* Begin Supplied records *
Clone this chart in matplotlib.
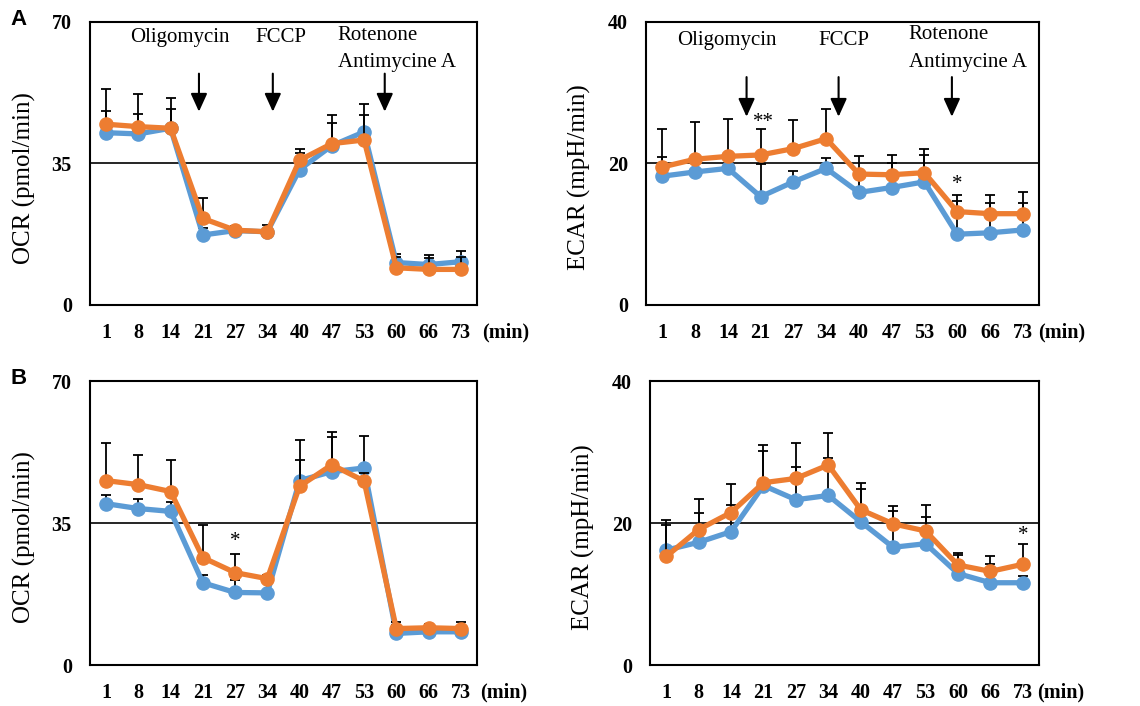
import matplotlib.pyplot as plt
import numpy as np

plt.rcParams['font.family'] = ['Liberation Serif', 'DejaVu Serif']

# Tiempos de medida (min)
minutos = ['1', '8', '14', '21', '27', '34', '40', '47', '53', '60', '66', '73']

# Panel A - OCR
ocr_a_azul = [42.6, 42.3, 43.7, 17.3, 18.4, 18.1, 33.5, 39.4, 42.8, 10.5, 10.0, 10.7]
ocr_a_naranja = [44.7, 44.1, 43.7, 21.4, 18.5, 18.1, 35.8, 39.9, 40.8, 9.2, 8.8, 8.8]
ocr_a_err_azul = [5.4, 4.9, 4.7, 1.8, 0.5, 0.6, 4.0, 5.7, 6.8, 2.1, 2.3, 2.7]
ocr_a_err_naranja = [8.6, 8.1, 7.6, 5.0, 1.0, 1.8, 2.7, 7.2, 6.3, 2.7, 2.9, 3.1]

# Panel A - ECAR
ecar_a_azul = [18.2, 18.8, 19.3, 15.3, 17.4, 19.3, 15.9, 16.6, 17.4, 10.0, 10.2, 10.6]
ecar_a_naranja = [19.5, 20.6, 21.0, 21.2, 22.1, 23.5, 18.5, 18.4, 18.7, 13.2, 12.9, 12.9]
ecar_a_err_azul = [2.7, 1.4, 1.2, 4.6, 1.5, 1.5, 2.0, 3.5, 3.8, 5.6, 5.4, 5.3]
ecar_a_err_naranja = [5.3, 5.2, 5.3, 3.6, 4.1, 4.2, 2.5, 2.8, 3.4, 1.5, 1.5, 1.5]

# Panel B - OCR
ocr_b_azul = [39.8, 38.6, 37.9, 20.3, 17.9, 17.8, 45.5, 47.7, 48.6, 7.8, 8.2, 8.2]
ocr_b_naranja = [45.5, 44.5, 42.8, 26.5, 22.8, 21.3, 44.1, 49.4, 45.4, 9.0, 9.2, 9.0]
ocr_b_err_azul = [2.2, 2.4, 2.3, 2.0, 3.0, 4.5, 9.9, 8.5, 7.8, 2.0, 1.0, 1.5]
ocr_b_err_naranja = [9.3, 7.4, 7.7, 8.0, 4.7, 1.0, 6.4, 8.0, 2.0, 1.7, 1.0, 1.7]

# Panel B - ECAR
ecar_b_azul = [16.2, 17.3, 18.8, 25.3, 23.3, 23.9, 20.2, 16.6, 17.1, 12.9, 11.6, 11.6]
ecar_b_naranja = [15.3, 19.1, 21.5, 25.7, 26.3, 28.2, 21.9, 19.9, 18.9, 14.1, 13.2, 14.2]
ecar_b_err_azul = [3.5, 4.1, 3.8, 4.8, 4.6, 5.3, 4.6, 5.1, 3.7, 2.9, 2.6, 1.0]
ecar_b_err_naranja = [5.1, 4.3, 4.0, 5.3, 5.0, 4.5, 3.7, 2.5, 3.7, 1.4, 2.1, 2.8]

azul = '#5B9BD5'
naranja = '#ED7D31'


def graficar_panel(ax, serie_azul, serie_naranja, err_azul, err_naranja, ymax, etiqueta, pos_min):
    x = np.arange(len(minutos))
    ceros = np.zeros(len(minutos))
    ax.errorbar(x, serie_azul, yerr=[ceros, err_azul], fmt='none', ecolor='black',
                elinewidth=1.3, capsize=3.5, capthick=1.3, zorder=2)
    ax.plot(x, serie_azul, color=azul, lw=3.8, marker='o', markersize=9.5, zorder=3)
    ax.errorbar(x, serie_naranja, yerr=[ceros, err_naranja], fmt='none', ecolor='black',
                elinewidth=1.3, capsize=3.5, capthick=1.3, zorder=4)
    ax.plot(x, serie_naranja, color=naranja, lw=3.8, marker='o', markersize=9.5, zorder=5)

    ax.set_xlim(-0.5, len(minutos) - 0.5)
    ax.set_ylim(0, ymax)
    ax.set_xticks(x)
    ax.set_xticklabels(minutos, fontweight='bold', fontsize=14.5)
    ax.set_yticks([0, ymax / 2, ymax])
    ax.set_yticklabels([0, int(ymax / 2), ymax], fontweight='bold', fontsize=14.5)
    ax.tick_params(axis='x', length=0, pad=13)
    ax.tick_params(axis='y', length=0, pad=13)
    ax.axhline(ymax / 2, color='black', lw=1.2, zorder=1)
    for lado in ax.spines.values():
        lado.set_linewidth(1.5)
    ax.text(-0.17, 0.45, etiqueta, rotation=90, ha='center', va='center',
            fontsize=18, transform=ax.transAxes)
    ax.text(pos_min, -0.097, '(min)', fontweight='bold', fontsize=14.5,
            ha='left', va='center', transform=ax.transAxes)


def flecha(ax, x, y_ini, y_fin):
    ax.annotate('', xy=(x, y_fin), xytext=(x, y_ini),
                arrowprops=dict(arrowstyle='-|>,head_length=0.55,head_width=0.25',
                                color='black', lw=1.5, mutation_scale=20,
                                shrinkA=0, shrinkB=0))


fig = plt.figure(figsize=(11.4, 7.06), dpi=100)

ax1 = fig.add_axes([0.0789, 0.568, 0.3395, 0.401])
ax2 = fig.add_axes([0.5667, 0.568, 0.3447, 0.401])
ax3 = fig.add_axes([0.0789, 0.058, 0.3395, 0.402])
ax4 = fig.add_axes([0.5702, 0.058, 0.3412, 0.402])

graficar_panel(ax1, ocr_a_azul, ocr_a_naranja, ocr_a_err_azul, ocr_a_err_naranja,
               70, 'OCR (pmol/min)', 1.013)
graficar_panel(ax2, ecar_a_azul, ecar_a_naranja, ecar_a_err_azul, ecar_a_err_naranja,
               40, 'ECAR (mpH/min)', 0.998)
graficar_panel(ax3, ocr_b_azul, ocr_b_naranja, ocr_b_err_azul, ocr_b_err_naranja,
               70, 'OCR (pmol/min)', 1.008)
graficar_panel(ax4, ecar_b_azul, ecar_b_naranja, ecar_b_err_azul, ecar_b_err_naranja,
               40, 'ECAR (mpH/min)', 0.995)

# Compuestos inyectados - panel A OCR
ax1.text(2.29, 66.1, 'Oligomycin', fontsize=15, ha='center', va='center')
ax1.text(5.42, 66.1, 'FCCP', fontsize=15, ha='center', va='center')
ax1.text(7.18, 66.7, 'Rotenone', fontsize=15, ha='left', va='center')
ax1.text(7.18, 60.0, 'Antimycine A', fontsize=15, ha='left', va='center')
flecha(ax1, 2.88, 57.2, 47.8)
flecha(ax1, 5.17, 57.2, 47.8)
flecha(ax1, 8.64, 57.2, 47.8)

# Compuestos inyectados - panel A ECAR
ax2.text(1.96, 37.4, 'Oligomycin', fontsize=15, ha='center', va='center')
ax2.text(5.53, 37.3, 'FCCP', fontsize=15, ha='center', va='center')
ax2.text(7.52, 38.2, 'Rotenone', fontsize=15, ha='left', va='center')
ax2.text(7.52, 34.3, 'Antimycine A', fontsize=15, ha='left', va='center')
flecha(ax2, 2.57, 32.2, 26.6)
flecha(ax2, 5.38, 32.2, 26.6)
flecha(ax2, 8.84, 32.2, 26.6)

# Significancia
ax2.text(3.1, 25.8, '**', fontsize=15, ha='center', va='center')
ax2.text(9.0, 17.0, '*', fontsize=15, ha='center', va='center')
ax3.text(4.0, 30.5, '*', fontsize=15, ha='center', va='center')
ax4.text(11.0, 18.2, '*', fontsize=15, ha='center', va='center')

# Letras de panel
fig.text(0.009, 0.972, 'A', fontsize=16, fontweight='bold', family='Liberation Sans', va='center')
fig.text(0.009, 0.464, 'B', fontsize=16, fontweight='bold', family='Liberation Sans', va='center')

plt.savefig('out.png', dpi=100)
plt.close()
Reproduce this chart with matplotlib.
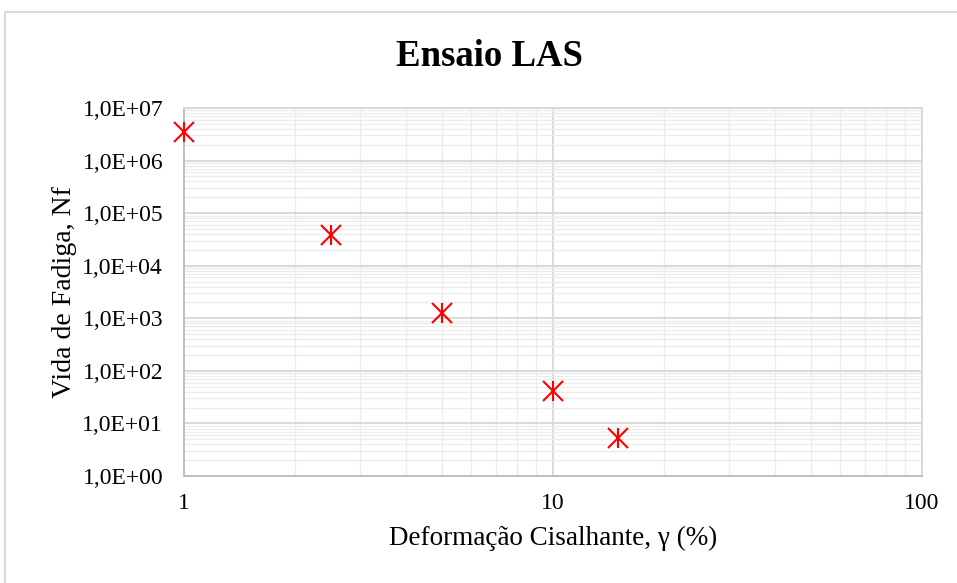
import matplotlib.pyplot as plt
from matplotlib.patches import Rectangle
from matplotlib.ticker import LogLocator, FixedLocator, FuncFormatter

# data
deformacao = [1, 2.5, 5, 10, 15]          # gamma (%)
vida_fadiga = [3.5e6, 3.85e4, 1.27e3, 42, 5.3]   # Nf

x_ticks = [1, 10, 100]
x_tick_labels = ["1", "10", "100"]
y_ticks = [1e0, 1e1, 1e2, 1e3, 1e4, 1e5, 1e6, 1e7]
y_tick_labels = ["1,0E+00", "1,0E+01", "1,0E+02", "1,0E+03",
                 "1,0E+04", "1,0E+05", "1,0E+06", "1,0E+07"]

plt.rcParams['font.family'] = ['Liberation Serif', 'DejaVu Serif']

fig = plt.figure(figsize=(9.57, 5.83), dpi=100)
ax = fig.add_axes([184 / 957, 1 - 476 / 583, (922 - 184) / 957, (476 - 108) / 583])

# outer chart border like excel
fig.patches.append(Rectangle((5 / 957, -0.05), 1.0, 1 - 12 / 583 + 0.05,
                             transform=fig.transFigure, fill=False,
                             edgecolor='#d9d9d9', linewidth=1.5))

# excel "star" marker = x plus vertical bar
for m in ['x', '|']:
    ax.plot(deformacao, vida_fadiga, linestyle='none', marker=m,
            markersize=15, markeredgewidth=1.5, color='#ff0000',
            clip_on=False, zorder=5)

ax.set_xscale('log')
ax.set_yscale('log')
ax.set_xlim(1, 100)
ax.set_ylim(1, 1e7)

ax.xaxis.set_major_locator(FixedLocator(x_ticks))
ax.xaxis.set_major_formatter(FuncFormatter(lambda v, p: x_tick_labels[x_ticks.index(v)] if v in x_ticks else ""))
ax.yaxis.set_major_locator(FixedLocator(y_ticks))
ax.yaxis.set_major_formatter(FuncFormatter(lambda v, p: y_tick_labels[y_ticks.index(v)] if v in y_ticks else ""))
ax.xaxis.set_minor_locator(LogLocator(base=10, subs=range(2, 10), numticks=100))
ax.yaxis.set_minor_locator(LogLocator(base=10, subs=range(2, 10), numticks=100))
ax.xaxis.set_minor_formatter(FuncFormatter(lambda v, p: ""))
ax.yaxis.set_minor_formatter(FuncFormatter(lambda v, p: ""))

ax.tick_params(which='both', length=0)
ax.tick_params(axis='x', labelsize=17, pad=12)
ax.tick_params(axis='y', labelsize=17, pad=15)

ax.grid(True, which='major', color='#d9d9d9', linewidth=1.4)
ax.grid(True, which='minor', color='#ececec', linewidth=1.0)
ax.set_axisbelow(True)

for s in ax.spines.values():
    s.set_color('#d9d9d9')
    s.set_linewidth(1.4)
ax.spines['left'].set_color('#bfbfbf')
ax.spines['bottom'].set_color('#bfbfbf')

fig.text(490 / 957, 1 - 57 / 583, "Ensaio LAS", fontsize=26.5, fontweight='bold',
         ha='center', va='center')
ax.set_xlabel("Deformação Cisalhante, γ (%)", fontsize=19.5, labelpad=9)
ax.set_ylabel("Vida de Fadiga, Nf", fontsize=20, labelpad=4)

fig.savefig("out.png", dpi=100)
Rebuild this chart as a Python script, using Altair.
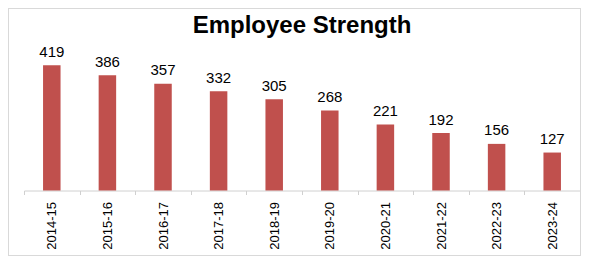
import altair as alt
import pandas as pd

years = ["2014-15", "2015-16", "2016-17", "2017-18", "2018-19",
         "2019-20", "2020-21", "2021-22", "2022-23", "2023-24"]
employees = [419, 386, 357, 332, 305, 268, 221, 192, 156, 127]
chart_title = "Employee Strength"

df = pd.DataFrame({"year": years, "employees": employees})

FONT = "Liberation Sans"

x = alt.X("year:N", sort=years, title=None,
          scale=alt.Scale(paddingInner=0, paddingOuter=0),
          axis=alt.Axis(labelAngle=270, labelAlign="right", labelBaseline="middle",
                        labelFont=FONT, labelFontSize=13, labelColor="#000000",
                        labelPadding=7, tickSize=4, tickBand="extent",
                        domainColor="#d0d0d0", tickColor="#d0d0d0", grid=False))
y = alt.Y("employees:Q", title=None,
          scale=alt.Scale(domain=[0, 440], nice=False), axis=None)

bars = alt.Chart(df).mark_bar(size=17.5, color="#c0504d").encode(x=x, y=y)

labels = alt.Chart(df).mark_text(font=FONT, fontSize=15, color="#000000",
                                 baseline="alphabetic", dy=-8.5).encode(
    x=x, y=y, text="employees:Q")

border = alt.Chart(df).mark_rect(fill=None, stroke="#d9d9d9", strokeWidth=1).encode(
    x=alt.value(-15.5), x2=alt.value(556.5), y=alt.value(-50.5), y2=alt.value(196.5))

title = alt.Chart(pd.DataFrame({"t": [chart_title]})).mark_text(
    font=FONT, fontSize=24, fontWeight="bold", color="#000000",
    align="center", baseline="alphabetic").encode(
    x=alt.value(278), y=alt.value(-26), text="t:N")

chart = alt.layer(border, bars, labels, title).properties(
    width=556, height=131.5,
    autosize=alt.AutoSizeParams(type="none"),
    padding={"left": 16, "top": 51, "right": 1, "bottom": 65},
).configure(background="white").configure_view(stroke="transparent", strokeWidth=0)

chart.save("out.html", embed_options={"renderer": "svg", "actions": False})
* End Supplied records *
• Exercise instructions: Every line from the start of the listing above through the line with "1.7, 1.0, 1.7]" should be repeated exactly; skip the pictures and add nothing else.

• Result of this task:
Clone this chart in matplotlib.
import matplotlib.pyplot as plt
import numpy as np

plt.rcParams['font.family'] = ['Liberation Serif', 'DejaVu Serif']

# Tiempos de medida (min)
minutos = ['1', '8', '14', '21', '27', '34', '40', '47', '53', '60', '66', '73']

# Panel A - OCR
ocr_a_azul = [42.6, 42.3, 43.7, 17.3, 18.4, 18.1, 33.5, 39.4, 42.8, 10.5, 10.0, 10.7]
ocr_a_naranja = [44.7, 44.1, 43.7, 21.4, 18.5, 18.1, 35.8, 39.9, 40.8, 9.2, 8.8, 8.8]
ocr_a_err_azul = [5.4, 4.9, 4.7, 1.8, 0.5, 0.6, 4.0, 5.7, 6.8, 2.1, 2.3, 2.7]
ocr_a_err_naranja = [8.6, 8.1, 7.6, 5.0, 1.0, 1.8, 2.7, 7.2, 6.3, 2.7, 2.9, 3.1]

# Panel A - ECAR
ecar_a_azul = [18.2, 18.8, 19.3, 15.3, 17.4, 19.3, 15.9, 16.6, 17.4, 10.0, 10.2, 10.6]
ecar_a_naranja = [19.5, 20.6, 21.0, 21.2, 22.1, 23.5, 18.5, 18.4, 18.7, 13.2, 12.9, 12.9]
ecar_a_err_azul = [2.7, 1.4, 1.2, 4.6, 1.5, 1.5, 2.0, 3.5, 3.8, 5.6, 5.4, 5.3]
ecar_a_err_naranja = [5.3, 5.2, 5.3, 3.6, 4.1, 4.2, 2.5, 2.8, 3.4, 1.5, 1.5, 1.5]

# Panel B - OCR
ocr_b_azul = [39.8, 38.6, 37.9, 20.3, 17.9, 17.8, 45.5, 47.7, 48.6, 7.8, 8.2, 8.2]
ocr_b_naranja = [45.5, 44.5, 42.8, 26.5, 22.8, 21.3, 44.1, 49.4, 45.4, 9.0, 9.2, 9.0]
ocr_b_err_azul = [2.2, 2.4, 2.3, 2.0, 3.0, 4.5, 9.9, 8.5, 7.8, 2.0, 1.0, 1.5]
ocr_b_err_naranja = [9.3, 7.4, 7.7, 8.0, 4.7, 1.0, 6.4, 8.0, 2.0, 1.7, 1.0, 1.7]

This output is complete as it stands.